No, we use the default chunk size of 64 MB

all these are in the same chunk on the same shard as seen below

db.CompoundHashedShardKeyTest.getShardDistribution()
Shard mongos-01-shard-02 at mongos-01-shard-02/mongos-01-shard-02-01.company.net:27017,mongos-01-shard-02-02.company.net:27017
{
  data: '1.1MiB',
  docs: 20000,
  chunks: 1,
  'estimated data per chunk': '1.1MiB',
  'estimated docs per chunk': 20000
}
---
Totals
{
  data: '1.1MiB',
  docs: 20000,
  chunks: 1,
  'Shard mongos-01-shard-02': [
    '100 % data',
    '100 % docs in cluster',
    '58B avg obj size on shard'
  ]
}

that’s correct. After reading the blog initially, I was using the range sharding for both these fields and the distribution wasn’t good either. in fact, it was skewed towards the one shard no matter how many unique userid and date combinations of data are inserted into the collection. That’s when I inclined towards using the hash of the userid field while keeping the date field for the range sharding.

sure. That test was merely done to understand how to distribute documents belonging to one user among all the shards.

I have now inserted data corresponding to the example I mentioned. There are a total of 100 users each inserting 100 documents except for every 10th user who inserts 10 records each. So, this test setup simulates 90 users each having 100 docs while the remaining 10 users have 10 docs each.

I’m attaching the test script and results from two scenarios. first is with the shard key where there’s no hashing on either of these fields and second where there is hashing on userid field and ranged sharding on date field

My observations are

  1. Range sharding doesn’t seem to work as per the blog
  2. Hashed sharding is definitely better when we have a good amount of unique userid values but it’s not perfect (58-42)
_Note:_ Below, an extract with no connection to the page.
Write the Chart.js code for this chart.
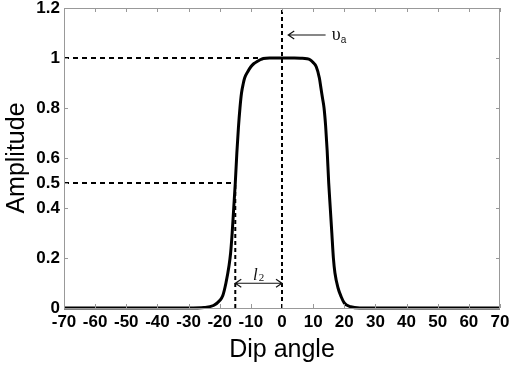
<!DOCTYPE html>
<html>
<head>
<meta charset="utf-8">
<script src="https://cdn.jsdelivr.net/npm/chart.js@4"></script>
<style>
  html, body { margin: 0; padding: 0; background: #fff; }
  #wrap { width: 512px; height: 368px; }
</style>
</head>
<body>
<div id="wrap"><canvas id="c" width="512" height="368"></canvas></div>
<script>
// ---- data ----
const dipAngle = [-70, -30, -25, -22, -20, -19, -18, -17, -16.5, -16, -15.5, -15, -14.5, -14, -13.5, -13, -12.4, -12, -11, -10, -9, -8, -7, -6, -4, 0, 4, 6, 8, 9, 10, 11, 12, 12.5, 13, 13.5, 14, 14.5, 15, 15.5, 16, 16.5, 17, 18, 19, 20, 22, 25, 30, 70];
const amplitude = [0, 0, 0.002, 0.01, 0.03, 0.05, 0.1, 0.17, 0.22, 0.3, 0.4, 0.5, 0.62, 0.72, 0.8, 0.86, 0.9, 0.92, 0.945, 0.965, 0.978, 0.986, 0.993, 0.998, 1, 1, 1, 0.999, 0.997, 0.993, 0.982, 0.965, 0.92, 0.88, 0.84, 0.8, 0.73, 0.63, 0.5, 0.4, 0.3, 0.2, 0.14, 0.08, 0.045, 0.02, 0.005, 0, 0, 0];

const xTicks = [-70, -60, -50, -40, -30, -20, -10, 0, 10, 20, 30, 40, 50, 60, 70];
const yTicks = [0, 0.2, 0.4, 0.5, 0.6, 0.8, 1, 1.2];
const yTicksRight = [0, 0.2, 0.4, 0.6, 0.8, 1, 1.2];

// dashed reference lines
const vRefX = [0, -15];
const vRefTop = [1.2, 0.5];
const hRefY = [1, 0.5];
const hRefEnd = [-7, -15];

// annotations (data coordinates)
const thetaArrow = { x0: 2, x1: 14, y: 1.092, label: 'υ', sub: 'a', labelX: 16 };
const l2Arrow = { x0: -15, x1: 0, y: 0.099, label: 'l', sub: '2', labelX: -9.3 };

const datasets = [];
datasets.push({
  data: dipAngle.map((x, i) => ({ x: x, y: amplitude[i] })),
  borderColor: '#000', borderWidth: 3, pointRadius: 0,
  cubicInterpolationMode: 'monotone', fill: false, clip: 4, order: 0
});
vRefX.forEach((x, i) => datasets.push({
  data: [{ x: x, y: 0 }, { x: x, y: vRefTop[i] }],
  borderColor: '#000', borderWidth: 2, borderDash: [4, 3], pointRadius: 0, fill: false, order: 1
}));
hRefY.forEach((y, i) => datasets.push({
  data: [{ x: -70, y: y }, { x: hRefEnd[i], y: y }],
  borderColor: '#000', borderWidth: 2, borderDash: [5, 4], pointRadius: 0, fill: false, order: 1
}));

const framePlugin = {
  id: 'frame',
  afterDatasetsDraw(chart) {
    const ctx = chart.ctx, a = chart.chartArea;
    const xs = chart.scales.x, ys = chart.scales.y;
    ctx.save();
    ctx.strokeStyle = '#999'; ctx.lineWidth = 1;
    ctx.strokeRect(a.left + 0.5, a.top + 0.5, a.right - a.left - 1, a.bottom - a.top);
    const L = 4;
    ctx.beginPath();
    xTicks.forEach(v => {
      const px = Math.round(xs.getPixelForValue(v)) + 0.5;
      ctx.moveTo(px, a.bottom); ctx.lineTo(px, a.bottom - L);
      ctx.moveTo(px, a.top); ctx.lineTo(px, a.top + L);
    });
    yTicks.forEach(v => {
      const py = Math.round(ys.getPixelForValue(v)) + 0.5;
      ctx.moveTo(a.left, py); ctx.lineTo(a.left + L, py);
    });
    yTicksRight.forEach(v => {
      const py = Math.round(ys.getPixelForValue(v)) + 0.5;
      ctx.moveTo(a.right, py); ctx.lineTo(a.right - L, py);
    });
    ctx.stroke();

    // annotation arrows
    ctx.strokeStyle = '#111'; ctx.fillStyle = '#111'; ctx.lineWidth = 1.2;
    const head = (x, y, dir) => {
      ctx.moveTo(x + dir * 6, y - 4); ctx.lineTo(x, y); ctx.lineTo(x + dir * 6, y + 4);
    };
    let ax0 = xs.getPixelForValue(thetaArrow.x0), ax1 = xs.getPixelForValue(thetaArrow.x1);
    let ay = ys.getPixelForValue(thetaArrow.y);
    ctx.beginPath();
    ctx.moveTo(ax0, ay); ctx.lineTo(ax1, ay);
    head(ax0, ay, 1);
    ctx.stroke();
    ctx.font = '18px "Liberation Serif", "DejaVu Serif", serif';
    ctx.textBaseline = 'alphabetic'; ctx.textAlign = 'left';
    const tx = xs.getPixelForValue(thetaArrow.labelX);
    ctx.fillText(thetaArrow.label, tx, ay + 5);
    const tw = ctx.measureText(thetaArrow.label).width;
    ctx.font = '10px "Liberation Sans", Arial, sans-serif';
    ctx.fillText(thetaArrow.sub, tx + tw, ay + 8);

    let bx0 = xs.getPixelForValue(l2Arrow.x0), bx1 = xs.getPixelForValue(l2Arrow.x1);
    let by = ys.getPixelForValue(l2Arrow.y);
    ctx.beginPath();
    ctx.moveTo(bx0, by); ctx.lineTo(bx1, by);
    head(bx0, by, 1); head(bx1, by, -1);
    ctx.stroke();
    ctx.font = 'italic 17px "Liberation Serif", "DejaVu Serif", serif';
    const lx = xs.getPixelForValue(l2Arrow.labelX);
    ctx.fillText(l2Arrow.label, lx, by - 3);
    const lw = ctx.measureText(l2Arrow.label).width;
    ctx.font = '11px "Liberation Serif", "DejaVu Serif", serif';
    ctx.fillText(l2Arrow.sub, lx + lw + 1, by - 2);
    ctx.restore();
  }
};

new Chart(document.getElementById('c'), {
  type: 'line',
  data: { datasets: datasets },
  plugins: [framePlugin],
  options: {
    responsive: false, animation: false, devicePixelRatio: 1,
    layout: { padding: { left: 0, right: 12, top: 8, bottom: 0 } },
    plugins: { legend: { display: false }, tooltip: { enabled: false } },
    scales: {
      x: {
        type: 'linear', min: -70, max: 70,
        afterBuildTicks: s => { s.ticks = xTicks.map(v => ({ value: v })); },
        afterFit: s => { s.height = 60; s.paddingLeft = 0; s.paddingRight = 0; },
        grid: { display: false, drawTicks: false },
        border: { display: false },
        ticks: { color: '#000', padding: 4, maxRotation: 0, autoSkip: false,
          font: { family: '"Liberation Sans", Arial, sans-serif', size: 17, weight: 'bold' } },
        title: { display: true, text: 'Dip angle', color: '#000', padding: { top: 2, bottom: 3 },
          font: { family: '"Liberation Sans", Arial, sans-serif', size: 25 } }
      },
      y: {
        type: 'linear', min: 0, max: 1.2,
        afterBuildTicks: s => { s.ticks = yTicks.map(v => ({ value: v })); },
        afterFit: s => { s.width = 64; s.paddingTop = 0; s.paddingBottom = 0; },
        grid: { display: false, drawTicks: false },
        border: { display: false },
        ticks: { color: '#000', padding: 4, autoSkip: false,
          callback: v => String(v),
          font: { family: '"Liberation Sans", Arial, sans-serif', size: 17, weight: 'bold' } },
        title: { display: true, text: 'Amplitude', color: '#000', padding: { top: 2, bottom: 2 },
          font: { family: '"Liberation Sans", Arial, sans-serif', size: 25 } }
      }
    }
  }
});
</script>
</body>
</html>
I just want to solve this problem of distributing documents belonging to a userid containing different date values across shards to achieve better distribution and read locality when targeting documents belonging to a give input date range

Please let me know if you need more info. Thank you very much for helping! Much appreciated :slight_smile:

Test data script

for (var i = 1; i <= 100; i++) {
	inner: 
	for (var j = 1; j <= 100; j++) {
	   var date = new Date(1640995200000 + j * 1000 * 60 * 60);
	   db.CompoundHashedShardKeyTest.insert({"userid":i,"created_at":date});
	   if (i % 10 == 0 && j >= 10) {
	     print("Inserted " + j + " records for user " + i);
	     break inner;
	   }
	   print(i + "-" + date);
	}
}

Shard distribution with ranged shard key on both fields as mentioned in the blog

db.CompoundHashedShardKeyTest.getShardDistribution()
Shard mongos-01-shard-02 at mongos-01-shard-02/mongos-01-shard-02-01.company.net:27017,mongos-01-shard-02-02.company.net:27017
{
  data: '479KiB',
  docs: 9100,
  chunks: 1,
  'estimated data per chunk': '479KiB',
  'estimated docs per chunk': 9100
}
---
Totals
{
  data: '479KiB',
  docs: 9100,
  chunks: 1,
  'Shard mongos-01-shard-02': [
    '100 % data',
    '100 % docs in cluster',
    '54B avg obj size on shard'
  ]
}

Shard distribution with hashed-sharding on userid and range-sharding on date

db.CompoundHashedShardKeyTest.getShardDistribution()
Shard mongos-01-shard-01 at mongos-01-shard-01/mongos-01-shard-01-01.company.net:27017,mongos-01-shard-01-02.company.net:27017
{
  data: '203KiB',
  docs: 3860,
  chunks: 2,
  'estimated data per chunk': '101KiB',
  'estimated docs per chunk': 1930
}
---
Shard mongos-01-shard-02 at mongos-01-shard-02/mongos-01-shard-02-01.company.net:27017,mongos-01-shard-02-02.company.net:27017
{
  data: '276KiB',
  docs: 5240,
  chunks: 2,
  'estimated data per chunk': '138KiB',
  'estimated docs per chunk': 2620
}
---
Totals
{
  data: '479KiB',
  docs: 9100,
  chunks: 4,
  'Shard mongos-01-shard-01': [
    '42.41 % data',
    '42.41 % docs in cluster',
    '54B avg obj size on shard'
  ],
  'Shard mongos-01-shard-02': [
    '57.58 % data',
    '57.58 % docs in cluster',
    '54B avg obj size on shard'
  ]
}

@Jason_Tran just tagging you again in case you missed this one. thank you!